Obama leads Mitt Romney (48-43) and Mike Huckabee (49-44) each by 5 points in hypothetical contests, a margin similar to his victory over John McCain in the state. If the Republican nominee was either Newt Gingrich or Sarah Palin Obama's lead widens to 11 points, by spreads of 52-41 and 51-40 respectively.
Obama has pretty good approval numbers in the state with 50% of voters giving him good marks to 45% who disapprove.
The pollster adds the caveat that Obama's re-election chances are all about enthusiasm. We knew that already. But if you parse the 2010 results in Virginia, it's clear that a potential Democratic majority is still workable*. While Democrats lost Rick Boucher's seat they lost a part of southwestern Virginia that had been trending against them for years.
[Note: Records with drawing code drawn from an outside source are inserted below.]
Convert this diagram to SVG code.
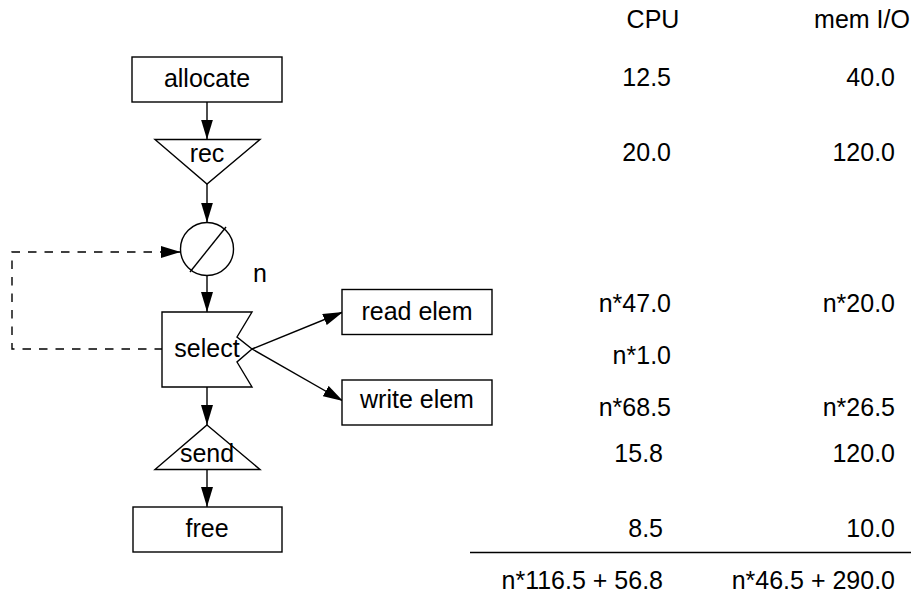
<svg xmlns="http://www.w3.org/2000/svg" width="911" height="594" viewBox="0 0 911 594">
<defs>
<style>
text{font-family:"Liberation Sans",Arial,sans-serif;font-size:25px;fill:#000}
.m{text-anchor:middle}
.e{text-anchor:end}
.s{fill:#fff;stroke:#000;stroke-width:1.4}
.c{fill:none;stroke:#000;stroke-width:1.4}
.d{fill:none;stroke:#000;stroke-width:1.4;stroke-dasharray:8.5 8}
</style>
<marker id="ah" viewBox="0 0 20 12" refX="20" refY="6" markerWidth="20" markerHeight="12" markerUnits="userSpaceOnUse" orient="auto">
<path d="M0,0 L20,6 L0,12 z" fill="#000"/>
</marker>
</defs>
<rect width="911" height="594" fill="#fff"/>
<g id="connectors">
<path class="c" d="M207,102 L207,139.5" marker-end="url(#ah)"/>
<path class="c" d="M207,184 L207,222.5" marker-end="url(#ah)"/>
<path class="c" d="M207,275.5 L207,312" marker-end="url(#ah)"/>
<path class="c" d="M207,387 L207,425" marker-end="url(#ah)"/>
<path class="c" d="M207,470 L207,507" marker-end="url(#ah)"/>
<path class="c" d="M252,349 L343,312" marker-end="url(#ah)"/>
<path class="c" d="M252,349 L343,401" marker-end="url(#ah)"/>
<path class="d" d="M163,349 L12,349 L12,252 L180.7,252" marker-end="url(#ah)"/>
</g>
<g id="allocate">
<rect class="s" x="132" y="57" width="150" height="45"/>
<text class="m" x="207" y="87">allocate</text>
</g>
<g id="rec">
<path class="s" d="M155,139.5 L260,139.5 L207,184 z"/>
<text class="m" x="207" y="162">rec</text>
</g>
<g id="loop">
<circle class="s" cx="207" cy="249" r="26.5"/>
<path class="c" d="M190,272 L226,227"/>
<text class="m" x="260" y="282">n</text>
</g>
<g id="select">
<path class="s" d="M162,312 L252,312 L237,337 L252,349 L237,362 L252,387 L162,387 z"/>
<text class="m" x="207" y="357">select</text>
</g>
<g id="read-elem">
<rect class="s" x="342" y="289.5" width="150" height="45"/>
<text class="m" x="417" y="320">read elem</text>
</g>
<g id="write-elem">
<rect class="s" x="342" y="380" width="150" height="45"/>
<text class="m" x="417" y="408">write elem</text>
</g>
<g id="send">
<path class="s" d="M207,425 L260,469.5 L155,469.5 z"/>
<text class="m" x="207" y="462">send</text>
</g>
<g id="free">
<rect class="s" x="133" y="507" width="149" height="45"/>
<text class="m" x="207" y="537">free</text>
</g>
<g id="table">
<text class="m" x="653" y="28">CPU</text>
<text class="m" x="862" y="28">mem I/O</text>
<text class="e" x="671" y="86">12.5</text>
<text class="e" x="895" y="86">40.0</text>
<text class="e" x="671" y="161">20.0</text>
<text class="e" x="895" y="161">120.0</text>
<text class="e" x="671" y="312">n*47.0</text>
<text class="e" x="895" y="312">n*20.0</text>
<text class="e" x="671" y="364">n*1.0</text>
<text class="e" x="671" y="416">n*68.5</text>
<text class="e" x="895" y="416">n*26.5</text>
<text class="e" x="663" y="462">15.8</text>
<text class="e" x="895" y="462">120.0</text>
<text class="e" x="663" y="537">8.5</text>
<text class="e" x="895" y="537">10.0</text>
<path class="c" d="M470,552.5 L911,552.5"/>
<text class="e" x="663" y="589">n*116.5 + 56.8</text>
<text class="e" x="895" y="589">n*46.5 + 290.0</text>
</g>
</svg>
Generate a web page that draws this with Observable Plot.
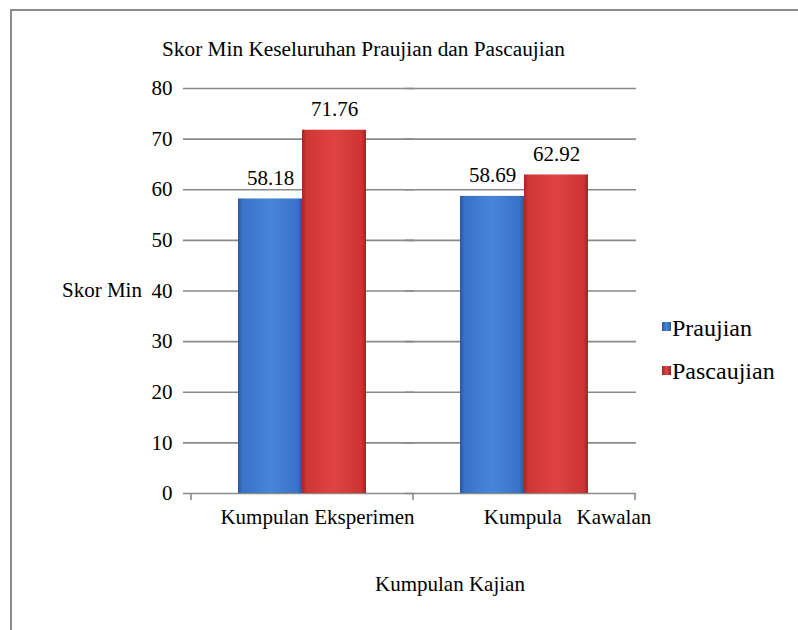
<!DOCTYPE html>
<html><head><meta charset="utf-8">
<script src="https://cdn.jsdelivr.net/npm/d3@7"></script>
<script src="https://cdn.jsdelivr.net/npm/@observablehq/plot@0.6"></script>
<style>
html,body{margin:0;padding:0;background:#fff;}
#wrap{position:relative;width:798px;height:630px;overflow:hidden;font-family:"Liberation Serif","Times New Roman",serif;color:#000;background:#fff;}
#frame{position:absolute;left:10px;top:9px;width:900px;height:700px;border-left:2px solid #8c8c8c;border-top:2px solid #8c8c8c;}
#chart{position:absolute;left:0;top:0;}
#chart svg, #chart svg text{font-family:"Liberation Serif","Times New Roman",serif !important;}
.t{position:absolute;font-size:21px;line-height:21px;white-space:nowrap;}
.lt{position:absolute;font-size:24px;line-height:24px;white-space:nowrap;}
.sw{position:absolute;width:9px;height:9px;}
</style></head><body>
<svg width="0" height="0" style="position:absolute">
  <defs>
    <linearGradient id="gBlue" x1="0" x2="1" y1="0" y2="0">
      <stop offset="0" stop-color="#2a58a0"/>
      <stop offset="0.07" stop-color="#3a72c6"/>
      <stop offset="0.5" stop-color="#4786da"/>
      <stop offset="0.93" stop-color="#3a72c6"/>
      <stop offset="1" stop-color="#2a58a0"/>
    </linearGradient>
    <linearGradient id="gRed" x1="0" x2="1" y1="0" y2="0">
      <stop offset="0" stop-color="#a82626"/>
      <stop offset="0.07" stop-color="#d03636"/>
      <stop offset="0.5" stop-color="#df4242"/>
      <stop offset="0.93" stop-color="#cc3434"/>
      <stop offset="1" stop-color="#a02424"/>
    </linearGradient>
  </defs>
</svg>
<div id="wrap">
  <div id="frame"></div>
  <div id="chart"></div>
  <div class="t" id="title" style="left:162px;top:39px;font-size:21.3px;">Skor Min Keseluruhan Praujian dan Pascaujian</div>
  <div class="t" id="ylab" style="left:62px;top:280px;">Skor Min</div>
  <div class="t" id="xlab" style="left:375px;top:574px;">Kumpulan Kajian</div>
  <div id="legend"></div>
</div>
<script>
// ---- data ----
const groups = ["Kumpulan Eksperimen", "Kumpulan Kawalan"];
const groupLabels = ["Kumpulan Eksperimen", "Kumpula\u2002\u2009Kawalan"];
const series = ["Praujian", "Pascaujian"];
const praujian = [58.18, 58.69];
const pascaujian = [71.76, 62.92];
const yTicks = [0, 10, 20, 30, 40, 50, 60, 70, 80];

const rows = [];
groups.forEach((g, i) => {
  rows.push({group: g, series: series[0], value: praujian[i]});
  rows.push({group: g, series: series[1], value: pascaujian[i]});
});
const labelRows = groups.map((g, i) => ({group: g, label: groupLabels[i]}));

const serif = "Liberation Serif, Times New Roman, serif";

const plot = Plot.plot({
  width: 798,
  height: 630,
  marginLeft: 191,
  marginRight: 163,
  marginTop: 88,
  marginBottom: 137,
  style: {fontFamily: serif, fontSize: "21px", color: "#000", background: "transparent", overflow: "visible"},
  fx: {domain: groups, padding: 0, axis: null, label: null},
  x: {domain: series, paddingInner: 0, paddingOuter: 0.734, axis: null},
  y: {domain: [0, 80], ticks: yTicks, tickSize: 0, tickPadding: 19, label: null, tickFormat: d => String(d)},
  color: {domain: series, range: ["url(#gBlue)", "url(#gRed)"]},
  marks: [
    Plot.ruleY(yTicks, {stroke: "#8a8a8a", strokeWidth: 1.6, insetLeft: -8, insetRight: -1}),
    Plot.barY(rows, {fx: "group", x: "series", y: "value", fill: "series"}),
    Plot.text(rows, {fx: "group", x: "series", y: "value", text: d => d.value.toFixed(2), lineAnchor: "bottom", dy: -14, fill: "#000", fontFamily: serif}),
    Plot.text(labelRows.slice(0, 1), {fx: "group", text: "label", frameAnchor: "bottom", dy: 30, dx: 15, fill: "#000", fontFamily: serif}),
    Plot.text(labelRows.slice(1), {fx: "group", text: "label", frameAnchor: "bottom", dy: 30, dx: 43, fill: "#000", fontFamily: serif})
  ]
});
document.getElementById("chart").appendChild(plot);

// facet boundary tick marks on the category axis, from the library's scales
const fxS = plot.scale("fx");
const yS = plot.scale("y");
const r0 = fxS.range[0], r1 = fxS.range[1];
const n = fxS.domain.length;
const bounds = d3.range(n + 1).map(i => r0 + i * (r1 - r0) / n);
const y0 = yS.apply ? yS.apply(0) : yS.range[0];
d3.select(plot).append("g")
  .attr("stroke", "#8a8a8a").attr("stroke-width", 1.6)
  .selectAll("line").data(bounds).join("line")
  .attr("x1", d => d).attr("x2", d => d)
  .attr("y1", y0).attr("y2", y0 + 7);

// legend
const legend = d3.select("#legend");
const swatchBg = ["linear-gradient(90deg,#2a58a0,#4786da 50%,#2a58a0)", "linear-gradient(90deg,#a82626,#df4242 50%,#a02424)"];
series.forEach((s, i) => {
  legend.append("div").attr("class", "sw")
    .style("left", "662px").style("top", (322 + i * 44) + "px")
    .style("background", swatchBg[i]);
  legend.append("div").attr("class", "lt")
    .style("left", "672px").style("top", (316 + i * 43) + "px")
    .text(s);
});
</script>
</body></html>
When Tom Perriello lost his seat by 4 points, he underperformed his 2008 vote while doing better than John Kerry or Al Gore had done in the district. Meanwhile, Gerry Connolly hold onto the blue-trending seat that captures most of the D.C. suburbs -- exactly the area that Republicans had been mowed down in until the 2009 election, when Bob McDonnell carried it.
*As ever, "if the economy shows signs of recovery and voters feel it." None of this matters for Democrats unless that happens.